/---
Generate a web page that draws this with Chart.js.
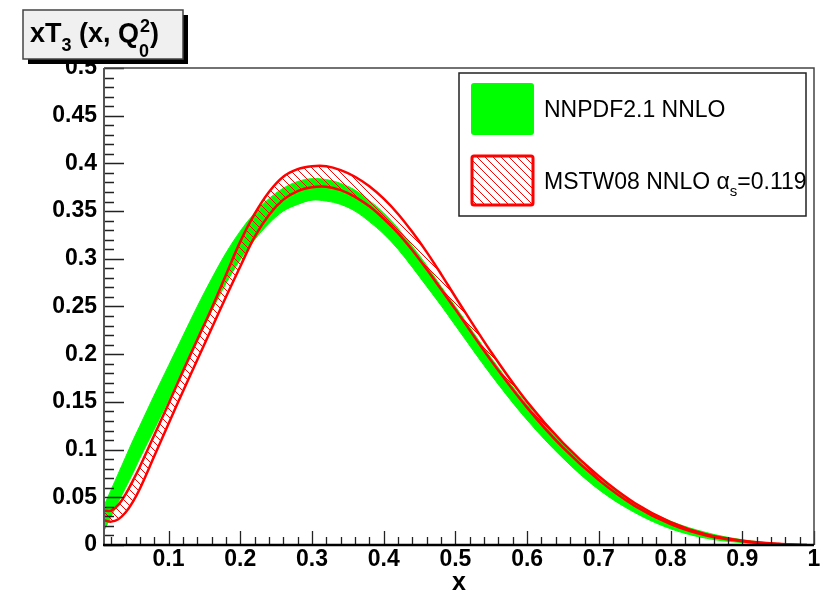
<!DOCTYPE html>
<html>
<head>
<meta charset="utf-8">
<script src="https://cdn.jsdelivr.net/npm/chart.js@4.4.0/dist/chart.umd.min.js"></script>
<style>
  html, body { margin: 0; padding: 0; background: #fff; }
  #wrap { width: 823px; height: 594px; }
</style>
</head>
<body>
<div id="wrap"><canvas id="chart" width="823" height="594"></canvas></div>
<script>
// x grid shared by both PDF sets
const xs = [0.01, 0.02, 0.03, 0.04, 0.05, 0.06, 0.08, 0.10, 0.12, 0.14, 0.16, 0.18, 0.20,
            0.22, 0.24, 0.26, 0.28, 0.30, 0.32, 0.34, 0.36, 0.38, 0.40, 0.42, 0.44, 0.46,
            0.48, 0.50, 0.55, 0.60, 0.65, 0.70, 0.75, 0.80, 0.85, 0.90, 0.95, 0.99];

// NNPDF2.1 NNLO one-sigma band
const nnpdfUp = [0.041, 0.058, 0.075, 0.092, 0.109, 0.125, 0.157, 0.188, 0.219, 0.250, 0.279, 0.306, 0.329,
                 0.348, 0.363, 0.374, 0.381, 0.384, 0.383, 0.379, 0.372, 0.361, 0.348, 0.332, 0.313, 0.293,
                 0.271, 0.250, 0.196, 0.147, 0.105, 0.070, 0.044, 0.025, 0.013, 0.0055, 0.0015, 0.0];
const nnpdfLo = [0.015, 0.030, 0.045, 0.060, 0.075, 0.091, 0.121, 0.152, 0.183, 0.214, 0.245, 0.274, 0.299,
                 0.320, 0.337, 0.350, 0.357, 0.3615, 0.3605, 0.357, 0.350, 0.339, 0.326, 0.310, 0.291, 0.271,
                 0.251, 0.230, 0.178, 0.131, 0.091, 0.058, 0.034, 0.017, 0.007, 0.0025, 0.0005, 0.0];

// MSTW08 NNLO band edges
const mstwUp = [0.036, 0.036, 0.042, 0.053, 0.067, 0.082, 0.115, 0.148, 0.182, 0.215, 0.248, 0.283, 0.318,
                0.347, 0.370, 0.386, 0.394, 0.397, 0.397, 0.393, 0.386, 0.376, 0.363, 0.347, 0.328, 0.307,
                0.284, 0.260, 0.202, 0.150, 0.107, 0.072, 0.044, 0.024, 0.011, 0.0045, 0.0012, 0.0];
const mstwLo = [0.026, 0.0245, 0.027, 0.034, 0.045, 0.059, 0.093, 0.127, 0.161, 0.194, 0.227, 0.260, 0.292,
                0.323, 0.346, 0.362, 0.371, 0.375, 0.3755, 0.372, 0.365, 0.355, 0.342, 0.327, 0.309, 0.289,
                0.268, 0.247, 0.193, 0.144, 0.102, 0.068, 0.041, 0.022, 0.010, 0.004, 0.001, 0.0];

const xTicks = [0.1, 0.2, 0.3, 0.4, 0.5, 0.6, 0.7, 0.8, 0.9, 1];
const yTicks = [0, 0.05, 0.1, 0.15, 0.2, 0.25, 0.3, 0.35, 0.4, 0.45, 0.5];
const xMinorStep = 0.02;
const yMinorStep = 0.01;

const legendLabels = ['NNPDF2.1 NNLO', 'MSTW08 NNLO '];

const GREEN = '#00ff00';
const RED = '#ff0000';
const FONT = '"Liberation Sans", Arial, sans-serif';

function pts(ys) {
    return xs.map((x, i) => ({ x: x, y: ys[i] }));
}

// red diagonal hatching used for the MSTW band
function makeHatch() {
    const s = 8;
    const c = document.createElement('canvas');
    c.width = s; c.height = s;
    const g = c.getContext('2d');
    g.strokeStyle = RED;
    g.lineWidth = 1;
    g.beginPath();
    g.moveTo(-1, -1); g.lineTo(s + 1, s + 1);
    g.moveTo(-1, s - 1); g.lineTo(1, s + 1);
    g.moveTo(s - 1, -1); g.lineTo(s + 1, 1);
    g.stroke();
    return g.createPattern(c, 'repeat');
}

const ctx = document.getElementById('chart').getContext('2d');
const hatch = makeHatch();

function fmt(v) {
    return String(parseFloat(v.toFixed(2)));
}

// frame, inner ticks, legend and title box, ROOT style
const rootDecor = {
    id: 'rootDecor',
    afterDatasetsDraw(chart) {
        const c = chart.ctx;
        const a = chart.chartArea;
        const sx = chart.scales.x;
        const sy = chart.scales.y;
        c.save();

        // x ticks pointing up from the bottom axis
        c.strokeStyle = '#222';
        c.lineWidth = 1.3;
        c.beginPath();
        for (let v = 0.02; v <= 1.0001; v += xMinorStep) {
            const px = Math.round(sx.getPixelForValue(v)) + 0.5;
            const major = Math.abs(v * 10 - Math.round(v * 10)) < 1e-6;
            c.moveTo(px, a.bottom);
            c.lineTo(px, a.bottom - (major ? 14 : 8));
        }
        // y ticks pointing right from the left axis
        for (let v = 0; v <= 0.5001; v += yMinorStep) {
            const py = Math.round(sy.getPixelForValue(v)) + 0.5;
            const major = Math.abs(v * 20 - Math.round(v * 20)) < 1e-6;
            c.moveTo(a.left, py);
            c.lineTo(a.left + (major ? 20 : 10), py);
        }
        c.stroke();

        // top and right frame
        c.strokeStyle = '#444';
        c.lineWidth = 1.5;
        c.beginPath();
        c.moveTo(a.left, a.top);
        c.lineTo(a.right, a.top);
        c.lineTo(a.right, a.bottom);
        c.stroke();

        // left axis
        c.strokeStyle = '#555';
        c.lineWidth = 2;
        c.beginPath();
        c.moveTo(a.left, a.top);
        c.lineTo(a.left, a.bottom);
        c.stroke();

        // bottom axis
        c.strokeStyle = '#000';
        c.lineWidth = 2.5;
        c.beginPath();
        c.moveTo(a.left - 1, a.bottom);
        c.lineTo(a.right, a.bottom);
        c.stroke();

        c.restore();
    },
    afterDraw(chart) {
        const c = chart.ctx;
        const a = chart.chartArea;
        c.save();

        // legend box
        const lx = 459, ly = 73, lw = 347, lh = 143;
        c.fillStyle = '#fff';
        c.fillRect(lx, ly, lw, lh);
        c.strokeStyle = '#222';
        c.lineWidth = 1.5;
        c.strokeRect(lx, ly, lw, lh);

        // green swatch
        c.fillStyle = GREEN;
        c.beginPath();
        c.roundRect(471, 83, 63, 52, 3);
        c.fill();

        // hatched red swatch
        c.fillStyle = '#fff';
        c.fillRect(472, 156, 61, 49);
        c.fillStyle = hatch;
        c.fillRect(472, 156, 61, 49);
        c.strokeStyle = RED;
        c.lineWidth = 3;
        c.beginPath();
        c.roundRect(472, 156, 61, 49, 2);
        c.stroke();

        c.fillStyle = '#000';
        c.textBaseline = 'alphabetic';
        c.textAlign = 'left';
        c.font = '23px ' + FONT;
        c.fillText(legendLabels[0], 544, 117);
        let tx = 544;
        c.fillText(legendLabels[1], tx, 189);
        tx += c.measureText(legendLabels[1]).width;
        c.fillText('\u03b1', tx, 189);
        tx += c.measureText('\u03b1').width;
        c.font = '15px ' + FONT;
        c.fillText('s', tx, 196);
        tx += c.measureText('s').width;
        c.font = '23px ' + FONT;
        c.fillText('=0.119', tx, 189);

        // title box with drop shadow
        c.fillStyle = '#000';
        c.fillRect(28, 15, 160, 49);
        c.fillStyle = '#f0f0f0';
        c.fillRect(23, 10, 160, 49);
        c.strokeStyle = '#444';
        c.lineWidth = 1.5;
        c.strokeRect(23, 10, 160, 49);

        c.fillStyle = '#000';
        const big = 'bold 27px ' + FONT;
        const small = 'bold 18px ' + FONT;
        let x = 30;
        const base = 42;
        c.font = big;
        c.fillText('xT', x, base);
        x += c.measureText('xT').width;
        c.font = small;
        c.fillText('3', x, base + 9);
        x += c.measureText('3').width;
        c.font = big;
        c.fillText(' (x, Q', x, base);
        x += c.measureText(' (x, Q').width;
        c.font = small;
        c.fillText('2', x + 1, base - 10);
        c.fillText('0', x, base + 15);
        x += c.measureText('2').width + 1;
        c.font = big;
        c.fillText(')', x, base);

        // x axis title
        c.font = 'bold 25px ' + FONT;
        c.textAlign = 'center';
        c.fillText('x', (a.left + a.right) / 2, 590);

        c.restore();
    }
};

const lineStyle = { pointRadius: 0, tension: 0.35 };

new Chart(ctx, {
    type: 'line',
    data: {
        datasets: [
            {
                ...lineStyle,
                label: 'NNPDF2.1 NNLO',
                data: pts(nnpdfUp),
                borderColor: GREEN,
                borderWidth: 1,
                backgroundColor: GREEN,
                fill: '+1',
                order: 2
            },
            {
                ...lineStyle,
                label: 'NNPDF2.1 NNLO low',
                data: pts(nnpdfLo),
                borderColor: GREEN,
                borderWidth: 1,
                fill: false,
                order: 2
            },
            {
                ...lineStyle,
                label: 'MSTW08 NNLO',
                data: pts(mstwUp),
                borderColor: RED,
                borderWidth: 2.5,
                backgroundColor: hatch,
                fill: '+1',
                order: 1
            },
            {
                ...lineStyle,
                label: 'MSTW08 NNLO low',
                data: pts(mstwLo),
                borderColor: RED,
                borderWidth: 2.5,
                fill: false,
                order: 1
            }
        ]
    },
    options: {
        responsive: false,
        animation: false,
        devicePixelRatio: 1,
        layout: { padding: { left: 0, right: 9, top: 68, bottom: 0 } },
        plugins: {
            legend: { display: false },
            tooltip: { enabled: false }
        },
        scales: {
            x: {
                type: 'linear',
                min: 0.01,
                max: 1,
                afterFit: s => { s.height = 49; },
                afterBuildTicks: s => { s.ticks = xTicks.map(v => ({ value: v })); },
                grid: { display: false, drawTicks: false },
                border: { display: false },
                ticks: {
                    padding: 1,
                    color: '#000',
                    font: { family: FONT, size: 23, weight: 'bold' },
                    maxRotation: 0,
                    autoSkip: false,
                    callback: v => fmt(v)
                }
            },
            y: {
                type: 'linear',
                min: 0,
                max: 0.5,
                afterFit: s => { s.width = 104; },
                afterBuildTicks: s => { s.ticks = yTicks.map(v => ({ value: v })); },
                grid: { display: false, drawTicks: false },
                border: { display: false },
                ticks: {
                    padding: 7,
                    color: '#000',
                    font: { family: FONT, size: 23, weight: 'bold' },
                    autoSkip: false,
                    callback: v => fmt(v)
                }
            }
        }
    },
    plugins: [rootDecor]
});
</script>
</body>
</html>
\---
*Challenge*
Please restate the material above line by line, exactly, beginning at its first line and ending with the line that contains "0.90, 0.95, 0.99];", without any pictures.

*Complete response*
Generate a web page that draws this with Chart.js.
<!DOCTYPE html>
<html>
<head>
<meta charset="utf-8">
<script src="https://cdn.jsdelivr.net/npm/chart.js@4.4.0/dist/chart.umd.min.js"></script>
<style>
  html, body { margin: 0; padding: 0; background: #fff; }
  #wrap { width: 823px; height: 594px; }
</style>
</head>
<body>
<div id="wrap"><canvas id="chart" width="823" height="594"></canvas></div>
<script>
// x grid shared by both PDF sets
const xs = [0.01, 0.02, 0.03, 0.04, 0.05, 0.06, 0.08, 0.10, 0.12, 0.14, 0.16, 0.18, 0.20,
            0.22, 0.24, 0.26, 0.28, 0.30, 0.32, 0.34, 0.36, 0.38, 0.40, 0.42, 0.44, 0.46,
            0.48, 0.50, 0.55, 0.60, 0.65, 0.70, 0.75, 0.80, 0.85, 0.90, 0.95, 0.99];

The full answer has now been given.